Chris and Amy were in their mid-20s when they married. Amy’s dad, Scott, and mom, DeVonne, helped them get started by letting them run their cattle on the farm and cost-sharing equipment. Amy’s parents also helped Chris purchase a service truck. For the first several years after they moved to Amy’s family farm, Chris ran a diesel repair shop to help supplement the farm.
“We would not be where we are today without the jumpstart they gave us,” Chris said.
Chris began leasing cropland and started custom farming so he could purchase newer equipment. In addition to helping cover land and equipment costs, Chris said his mechanics business and custom farming helped him get to know the neighbors.
“I was the outsider who moved here from 150 miles away,” Chris said. “We have great neighbors who have become great friends.”

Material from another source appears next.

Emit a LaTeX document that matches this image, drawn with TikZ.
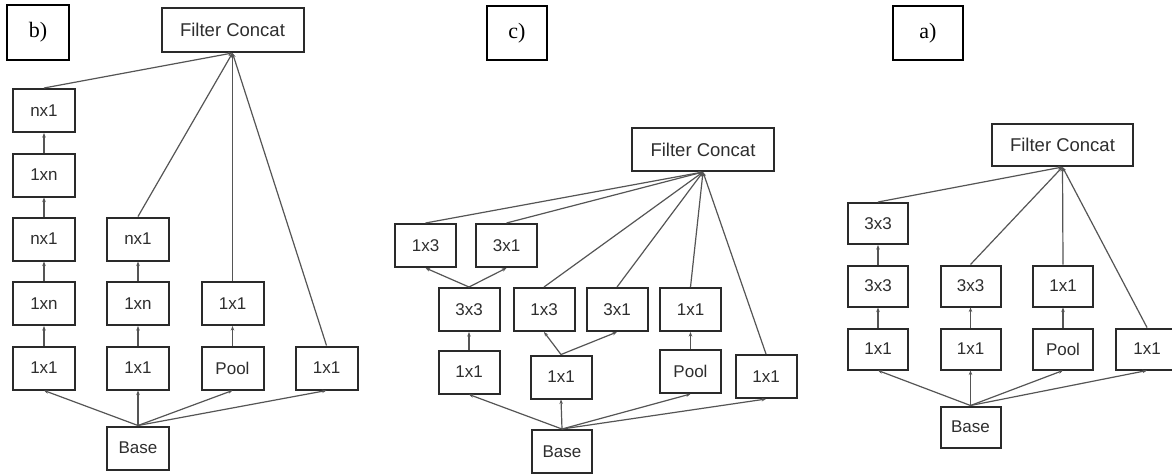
\documentclass[tikz,border=0pt]{standalone}
\usepackage{fontspec}
\setmainfont{Liberation Serif}
\setsansfont{Liberation Sans}
\usetikzlibrary{arrows.meta}
\definecolor{boxline}{HTML}{2A2A2A}
\definecolor{conn}{HTML}{555555}
\definecolor{txt}{HTML}{2E2E2E}
\begin{document}
\begin{tikzpicture}[x=1pt,y=-1pt,
  op/.style={draw=boxline, line width=2pt, inner sep=0pt, minimum width=62pt, minimum height=43pt,
    font=\sffamily\fontsize{17}{19}\selectfont, text=txt},
  fc/.style={op, minimum width=142pt, font=\sffamily\fontsize{18.5}{20}\selectfont},
  lab/.style={draw=black, line width=1.3pt, inner sep=0pt, minimum width=62pt, minimum height=55pt,
    font=\fontsize{22}{24}\selectfont},
  cn/.style={draw=conn, line width=1.2pt, -{Stealth[length=4.5pt,width=3.5pt]}}
]
\useasboundingbox (0,0) rectangle (1172,475);
\clip (0,0) rectangle (1172,475);
\fill[white] (0,0) rectangle (1172,475);

% ---------------- panel b ----------------
\node[lab] (bL) at (38,32.5) {b)};
\node[fc, minimum height=44pt] (bFC) at (232.5,30) {Filter Concat};
\coordinate (bA) at (232.5,53);
\node[op] (b11) at (44,110.5) {nx1};
\node[op] (b12) at (44,175) {1xn};
\node[op] (b13) at (44,239) {nx1};
\node[op] (b14) at (44,303.5) {1xn};
\node[op] (b15) at (44,368) {1x1};
\node[op] (b23) at (138,239) {nx1};
\node[op] (b24) at (138,303.5) {1xn};
\node[op] (b25) at (138,368) {1x1};
\node[op] (b34) at (232.5,303.5) {1x1};
\node[op] (b35) at (232.5,368) {Pool};
\node[op] (b45) at (326.5,368) {1x1};
\node[op] (bB) at (138,448) {Base};

\draw[cn] (b15.north) -- (b14.south);
\draw[cn] (b14.north) -- (b13.south);
\draw[cn] (b13.north) -- (b12.south);
\draw[cn] (b12.north) -- (b11.south);
\draw[cn] (b25.north) -- (b24.south);
\draw[cn] (b24.north) -- (b23.south);
\draw[cn] (b35.north) -- (b34.south);
\draw[cn] (bB.north) -- (b15.south);
\draw[cn] (bB.north) -- (b25.south);
\draw[cn] (bB.north) -- (b35.south);
\draw[cn] (bB.north) -- (b45.south);
\draw[cn] (b11.north) -- (bA);
\draw[cn] (b23.north) -- (bA);
\draw[cn] (b34.north) -- (bA);
\draw[cn] (b45.north) -- (bA);

% ---------------- panel c ----------------
\node[lab, minimum width=60pt, minimum height=54pt] (cL) at (517,33) {c)};
\node[fc] (cFC) at (703,149.5) {Filter Concat};
\coordinate (cA) at (703,172);
\node[op, minimum width=61pt] (c1a) at (425.5,245.5) {1x3};
\node[op, minimum width=61pt] (c1b) at (506.5,245.5) {3x1};
\node[op, minimum width=61pt] (c2a) at (469,309.5) {3x3};
\node[op, minimum width=61pt] (c2b) at (544,309.5) {1x3};
\node[op, minimum width=61pt] (c2c) at (617,309.5) {3x1};
\node[op, minimum width=61pt] (c2d) at (690.5,309.5) {1x1};
\node[op, minimum width=61pt] (c3a) at (469,372) {1x1};
\node[op, minimum width=61pt] (c3b) at (561,377) {1x1};
\node[op, minimum width=61pt] (c3c) at (690.5,371.5) {Pool};
\node[op, minimum width=61pt] (c3d) at (766,376.5) {1x1};
\node[op, minimum width=60pt] (cB) at (562,451.5) {Base};

\draw[cn] (c3a.north) -- (c2a.south);
\draw[cn] (c2a.north) -- (c1a.south);
\draw[cn] (c2a.north) -- (c1b.south);
\draw[cn] (c3b.north) -- (c2b.south);
\draw[cn] (c3b.north) -- (c2c.south);
\draw[cn] (c3c.north) -- (c2d.south);
\draw[cn] (cB.north) -- (c3a.south);
\draw[cn] (cB.north) -- (c3b.south);
\draw[cn] (cB.north) -- (c3c.south);
\draw[cn] (cB.north) -- (c3d.south);
\draw[cn] (c1a.north) -- (cA);
\draw[cn] (c1b.north) -- (cA);
\draw[cn] (c2b.north) -- (cA);
\draw[cn] (c2c.north) -- (cA);
\draw[cn] (c2d.north) -- (cA);
\draw[cn] (c3d.north) -- (cA);

% ---------------- panel a ----------------
\node[lab, minimum width=70pt, minimum height=54pt] (aL) at (928,33) {a)};
\node[fc, minimum width=141pt, minimum height=42pt] (aFC) at (1062.5,145) {Filter Concat};
\coordinate (aA) at (1062.5,167);
\node[op, minimum width=60pt, minimum height=41pt] (a11) at (878,223.5) {3x3};
\node[op, minimum width=60pt, minimum height=41pt] (a21) at (878,286) {3x3};
\node[op, minimum width=60pt, minimum height=41pt] (a22) at (970.5,286) {3x3};
\node[op, minimum width=60pt, minimum height=41pt] (a23) at (1063,286) {1x1};
\node[op, minimum width=60pt, minimum height=41pt] (a31) at (878,349) {1x1};
\node[op, minimum width=60pt, minimum height=41pt] (a32) at (970.5,349) {1x1};
\node[op, minimum width=60pt, minimum height=41pt] (a33) at (1063,349) {Pool};
\node[op, minimum width=62pt, minimum height=41pt] (a34) at (1147,349) {1x1};
\node[op, minimum width=60pt, minimum height=41pt] (aB) at (970.5,427) {Base};

\draw[cn] (a31.north) -- (a21.south);
\draw[cn] (a21.north) -- (a11.south);
\draw[cn] (a32.north) -- (a22.south);
\draw[cn] (a33.north) -- (a23.south);
\draw[cn] (aB.north) -- (a31.south);
\draw[cn] (aB.north) -- (a32.south);
\draw[cn] (aB.north) -- (a33.south);
\draw[cn] (aB.north) -- (a34.south);
\draw[cn] (a11.north) -- (aA);
\draw[cn] (a22.north) -- (aA);
\draw[cn] (a23.north) -- (aA);
\draw[cn] (a34.north) -- (aA);
\end{tikzpicture}
\end{document}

Chris gradually slowed down the shop work as the farm, crops, and cattle took over as his primary focus. He closed his shop in 2019; however, he is a born tinkerer, so there is always a project underway in the shop. Likely he’s there building a part for something on the farm or pulling tractor to make it more efficient.
“I really enjoy fixing stuff,” Chris said. “When I was 5, I took Grandma’s exercise bike apart. I did not have permission, and even though it looked like it was back together, it never worked again. I guess she was pretty upset. It even came up at her funeral.”
To keep his “tinkering” hobby alive, he restores antique tractors and competes in tractor pulls.
“I would say my mechanic interest came from my dad,” he said. “We did our own repairs on farm equipment, and my family has collected antique tractors since the ’40s.”
Chris explains the antique tractor collecting began since his grandpa ran a salvage business during World War II.
“He would round up the iron and haul it to Sioux Falls for scrap. He would keep the ones he thought were too cool to sell,” Chris explained.
Like their parents, Chris and Amy’s sons enjoy farm life.
“Cade would rather be on the farm with his dad than anywhere else,” Amy said. “He does not always enjoy school work; however, he will take the tractor and feed wagon out to feed cows. I did chores with him once and he told me, ‘we have 250 head of cows, I have 13,000 pounds of feed, I need to have at least 12 piles, but it would be better if I had 14, so I am going to put a little less than a thousand pounds in each pile.’ He had no idea he was essentially doing algebra.”
Providing a childhood on the farm for their sons similar to the way they grew up is important to Chris and Amy.
“There’s always work to be done on the farm, but it’s work we can do together,” Amy said. “And there’s plenty for my boys to do. Often I look out the window to Cale on his pedal tractor with the cat and he is hooking up his wagon to feed the cows while Cade is out actually feeding the cattle with his dad. It’s a perfect site and one I never want to change.”